In 1937, Soong Mei-ling was recognized, but she was featured alongside her husband as "Man & Wife of the Year."
American women have been featured in groups named Person of the Year. In 1975, for instance, "American Women" received the title, though no single individual was recognized on the cover. Wallis Simpson, while born in America, was featured for her intended marriage to British King Edward VIII, which caused him to abdicate the throne.
Why had it been almost 3 decades since a woman was named TIME's Person of the Year?https://t.co/fiFh35fzbh— (@womenintheworld) #
The news that TIME had named "The Silence-Breakers" their cover subjects in 2017 was met with a lot of buzz — though many were quick to point out that featuring a group of both women still isn't enough to make up for so few women in the issue's history.
Truly stunning: #MeToo? No American woman has won @TIME 'Person of the Year' by herself. @washingtonpost https://t.co/W5eAN9KggY— (@jeancase) #
I'm not very pleased with the article but I understand why women are sharing it as a victory. It's far too optimistic & self-congratulatory for the realities that women face. And I don't agree that Taylor Swift belongs in this group. Nevertheless. https://t.co/7EvpFa8bgk— (@radfemfatale) #
As many noted before the magazine's cover was unveiled, 2017 was a year in which women dominated headlines. And yet, TIME's shortlist for who would go on its cover was overwhelmingly dominated by men. The magazine's shortlist, released Monday, included seven men, two groups, and one woman: Patty Jenkins, the director of Wonder Woman.

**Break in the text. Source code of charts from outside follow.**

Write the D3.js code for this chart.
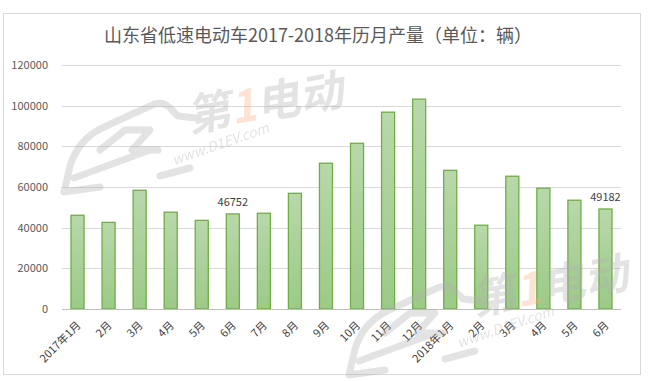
<!DOCTYPE html>
<html>
<head>
<meta charset="utf-8">
<script src="https://cdn.jsdelivr.net/npm/d3@7/dist/d3.min.js"></script>
<style>
    body { margin: 0; background: #fff; }
    text { font-family: 'Noto Sans CJK SC', 'Noto Sans', sans-serif; }
</style>
</head>
<body>
<script>
'use strict';

var title = '山东省低速电动车2017-2018年历月产量（单位：辆）';
var months = ['2017年1月', '2月', '3月', '4月', '5月', '6月', '7月', '8月', '9月', '10月',
    '11月', '12月', '2018年1月', '2月', '3月', '4月', '5月', '6月'];
var output = [46100, 42600, 58400, 47600, 43600, 46752, 47100, 56900, 71700, 81500,
    96800, 103200, 68200, 41200, 65300, 59400, 53500, 49182];
var labelled = [5, 17];
var yTicks = [0, 20000, 40000, 60000, 80000, 100000, 120000];

var width = 653;
var height = 381;
var margin = { left: 62, right: 32, top: 65, bottom: 72 };

var svg = d3.select('body').append('svg')
    .attr('width', width)
    .attr('height', height);

var defs = svg.append('defs');
var grad = defs.append('linearGradient')
    .attr('id', 'barFill')
    .attr('x1', 0).attr('y1', 0).attr('x2', 0).attr('y2', 1);
grad.append('stop').attr('offset', '0%').attr('stop-color', '#b8d8aa');
grad.append('stop').attr('offset', '100%').attr('stop-color', '#9cca87');

// chart frame
svg.append('rect')
    .attr('x', 3.5).attr('y', 13.5)
    .attr('width', 637).attr('height', 361)
    .attr('fill', '#fff')
    .attr('stroke', '#d9d9d9');

var x = d3.scaleBand()
    .domain(months.map(function (d, i) { return i; }))
    .range([margin.left, width - margin.right])
    .paddingInner(0.58)
    .paddingOuter(0.29);

var y = d3.scaleLinear()
    .domain([0, 120000])
    .range([height - margin.bottom, margin.top]);

// gridlines
svg.append('g')
    .selectAll('line')
    .data(yTicks.slice(1))
    .enter().append('line')
    .attr('x1', margin.left).attr('x2', width - margin.right)
    .attr('y1', function (d) { return Math.round(y(d)) + 0.5; })
    .attr('y2', function (d) { return Math.round(y(d)) + 0.5; })
    .attr('stroke', '#d9d9d9');

// bars
svg.append('g')
    .selectAll('rect')
    .data(output)
    .enter().append('rect')
    .attr('x', function (d, i) { return x(i); })
    .attr('y', function (d) { return y(d); })
    .attr('width', x.bandwidth())
    .attr('height', function (d) { return y(0) - y(d); })
    .attr('fill', 'url(#barFill)')
    .attr('stroke', '#70ad47')
    .attr('stroke-width', 1.3);

// baseline
svg.append('line')
    .attr('x1', margin.left).attr('x2', width - margin.right)
    .attr('y1', Math.round(y(0)) + 0.5).attr('y2', Math.round(y(0)) + 0.5)
    .attr('stroke', '#bfbfbf');

// y labels
svg.append('g')
    .selectAll('text')
    .data(yTicks)
    .enter().append('text')
    .attr('x', 48)
    .attr('y', function (d) { return y(d); })
    .attr('dy', '0.35em')
    .attr('text-anchor', 'end')
    .attr('font-size', 11)
    .attr('fill', '#595959')
    .text(function (d) { return d; });

// x labels
svg.append('g')
    .selectAll('text')
    .data(months)
    .enter().append('text')
    .attr('transform', function (d, i) {
        return 'translate(' + (x(i) + x.bandwidth() / 2 + 4) + ',' + 326 + ') rotate(-45)';
    })
    .attr('text-anchor', 'end')
    .attr('font-size', 11)
    .attr('fill', '#404040')
    .text(function (d) { return d; });

// data labels
svg.append('g')
    .selectAll('text')
    .data(labelled)
    .enter().append('text')
    .attr('x', function (i) { return x(i) + x.bandwidth() / 2; })
    .attr('y', function (i) { return y(output[i]) - 8; })
    .attr('text-anchor', 'middle')
    .attr('font-size', 11)
    .attr('fill', '#404040')
    .text(function (i) { return output[i]; });

// watermark, drawn over the plot like in the source picture
function watermark(g) {
    g.append('path')
        .attr('d', 'M64,192 L70,166 Q78,140 102,128 L128,116 L150,106 Q162,100 170,108 ' +
            'L178,116 L196,118 M74,178 L150,150 M100,150 L125,130 L150,130 L132,150 L158,150 ' +
            'M64,192 L100,187 M160,176 L190,168')
        .attr('fill', 'none')
        .attr('stroke', '#b0b0b0')
        .attr('stroke-width', 7)
        .attr('stroke-linecap', 'round')
        .attr('stroke-linejoin', 'round');
    var t = g.append('text')
        .attr('transform', 'translate(190,132) rotate(-10) skewX(-12)')
        .attr('font-size', 44)
        .attr('font-weight', 'bold')
        .attr('fill', '#b0b0b0');
    t.append('tspan').text('第');
    t.append('tspan').attr('fill', '#f5b080').text('1');
    t.append('tspan').text('电动');
    g.append('text')
        .attr('transform', 'translate(174,165) rotate(-19)')
        .attr('font-size', 14)
        .attr('font-style', 'italic')
        .attr('fill', '#b0b0b0')
        .text('www.D1EV.com');
}
watermark(svg.append('g').attr('opacity', 0.35));
watermark(svg.append('g').attr('opacity', 0.35).attr('transform', 'translate(285,183)'));

// title
svg.append('text')
    .attr('x', 318)
    .attr('y', 42)
    .attr('text-anchor', 'middle')
    .attr('font-size', 18)
    .attr('fill', '#595959')
    .text(title);
</script>
</body>
</html>
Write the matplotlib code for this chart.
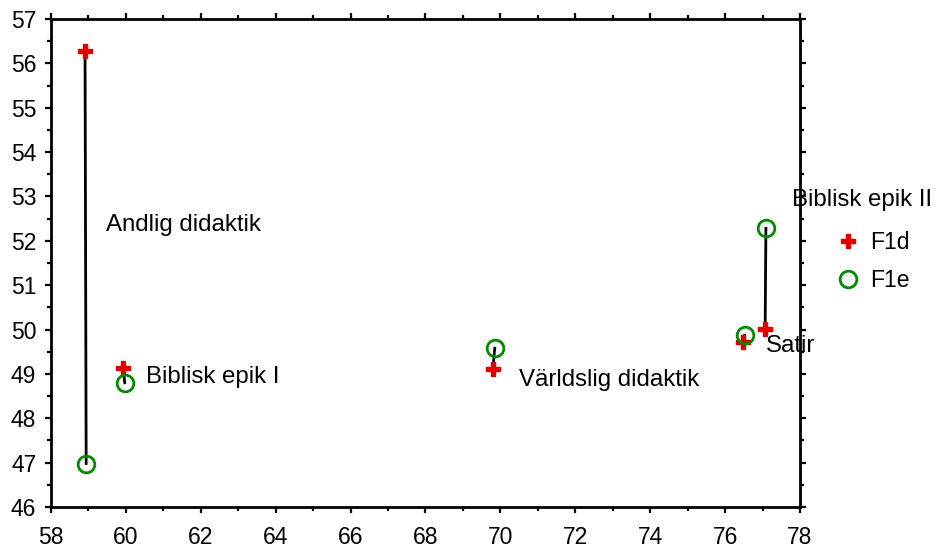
import matplotlib
matplotlib.use("Agg")
import matplotlib.pyplot as plt
from matplotlib.ticker import MultipleLocator
from matplotlib.lines import Line2D

plt.rcParams["font.family"] = ["Liberation Sans", "DejaVu Sans"]

# genres, each with an F1d and an F1e point
GENRES = ["Andlig didaktik", "Biblisk epik I", "Världslig didaktik", "Satir", "Biblisk epik II"]
F1D_X = [58.91, 59.93, 69.80, 76.48, 77.07]
F1D_Y = [56.28, 49.13, 49.10, 49.73, 50.02]
F1E_X = [58.94, 59.97, 69.85, 76.52, 77.09]
F1E_Y = [46.98, 48.80, 49.58, 49.87, 52.28]

# where each genre label sits (data coords, left edge / vertical centre)
LABEL_POS = [(59.48, 52.36), (60.55, 48.93), (70.50, 48.86), (77.10, 49.63), (77.78, 52.92)]

RED, GREEN = "#e00000", "#008a00"
FS = 16.5
LFS = 17.3

fig = plt.figure(figsize=(9.35, 5.5), dpi=100)
ax = fig.add_axes([0.0545, 0.0782, 0.8011, 0.8873])

for x0, y0, x1, y1 in zip(F1D_X, F1D_Y, F1E_X, F1E_Y):
    ax.plot([x0, x1], [y0, y1], color="black", lw=2, zorder=2)

ax.plot(F1D_X, F1D_Y, ls="none", marker="P", ms=10.5, color=RED, mec=RED, zorder=3)
ax.plot(F1E_X, F1E_Y, ls="none", marker="o", ms=12, mfc="none", mec=GREEN, mew=2, zorder=3)

for name, (lx, ly) in zip(GENRES, LABEL_POS):
    ax.text(lx, ly, name, fontsize=LFS, ha="left", va="center", clip_on=False, zorder=1)

ax.set_xlim(58, 78)
ax.set_ylim(46, 57)
ax.xaxis.set_major_locator(MultipleLocator(2))
ax.xaxis.set_minor_locator(MultipleLocator(1))
ax.yaxis.set_major_locator(MultipleLocator(1))
ax.yaxis.set_minor_locator(MultipleLocator(0.5))
ax.tick_params(which="both", direction="out", top=True, right=True, width=1.6, labelsize=FS, pad=6)
ax.tick_params(axis="x", pad=9)
ax.tick_params(which="major", length=4.5)
ax.tick_params(which="minor", length=3)
ax.tick_params(labeltop=False, labelright=False)
for sp in ax.spines.values():
    sp.set_linewidth(2)

handles = [
    Line2D([], [], ls="none", marker="P", ms=10.5, color=RED, label="F1d"),
    Line2D([], [], ls="none", marker="o", ms=12, mfc="none", mec=GREEN, mew=2, label="F1e"),
]
fig.legend(handles=handles, loc="upper left", bbox_to_anchor=(0.885, 0.6), frameon=False,
           fontsize=FS, handlelength=0.8, handletextpad=0.55, labelspacing=0.65, borderpad=0)

fig.savefig("out.png", dpi=100)
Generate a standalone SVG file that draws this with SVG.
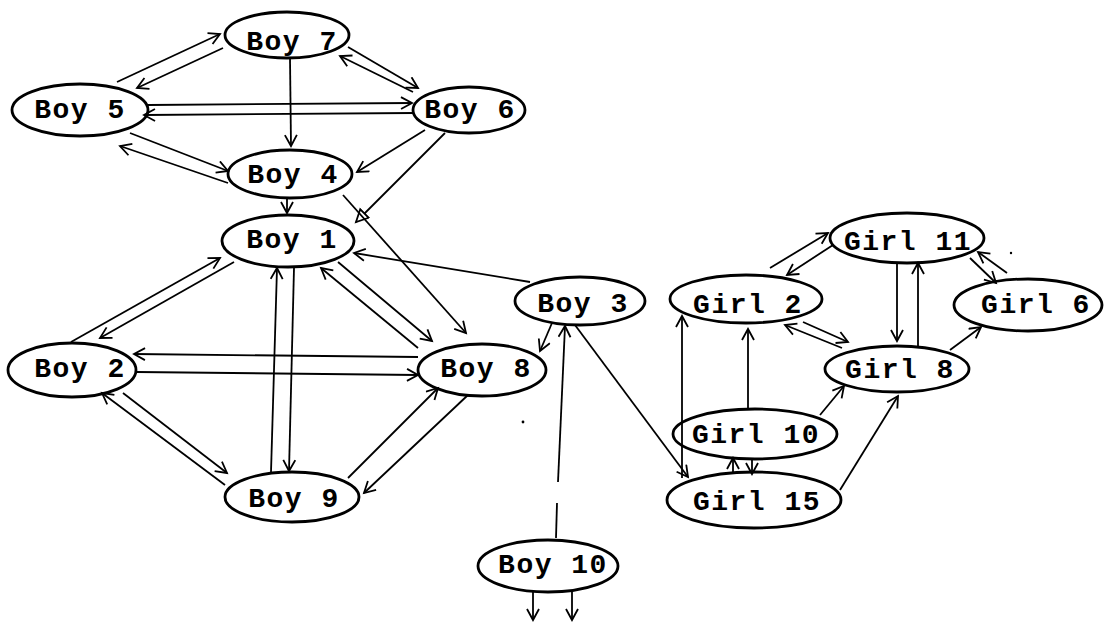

Several have taken to social media to note that there were several woman noticeably absent from the list — women that had a massive impact on society and pop culture in 2017. Tamika Mallory, co-founder of the Women's March, helped launch a worldwide movement that attracted some five million women around the globe. Jodi Kantor and Megan Twohey first broke the story of Harvey Weinstein — a story that paved the way for hundreds more women to come forward about sexual harassment — in the New York Times.
Last year's winner of the title was then-President Elect Donald Trump, who lambasted the magazine for changing the issue from "Man" to "Person of the Year."
"The used to call it 'Man of the Year,' but they can't do it anymore, so they call it 'Person.' They want to be politically correct," Trump said at a rally in Ohio. Coincidentally, Trump also spoke out about the issue this year, taking to Twitter to claim that the magazine had asked him to cover its issue again in 2017. "Time Magazine called to say that I was PROBABLY going to be named 'Man (Person) of the Year,' like last year, but I would have to agree to an interview and a major photo shoot," he wrote. "I said probably is no good and took a pass. Thanks anyway!"
This year, Trump was runner-up to The Silence-Breakers, though TIME noted that his tweet about being named Person of the Year was "inaccurate."
Though it didn't feature a specific woman as its Person of the Year in 2017, TIME correspondent Charlotte Alter noted that this year's cover story was conceived, reported, written, fact-checked, designed and edited by women.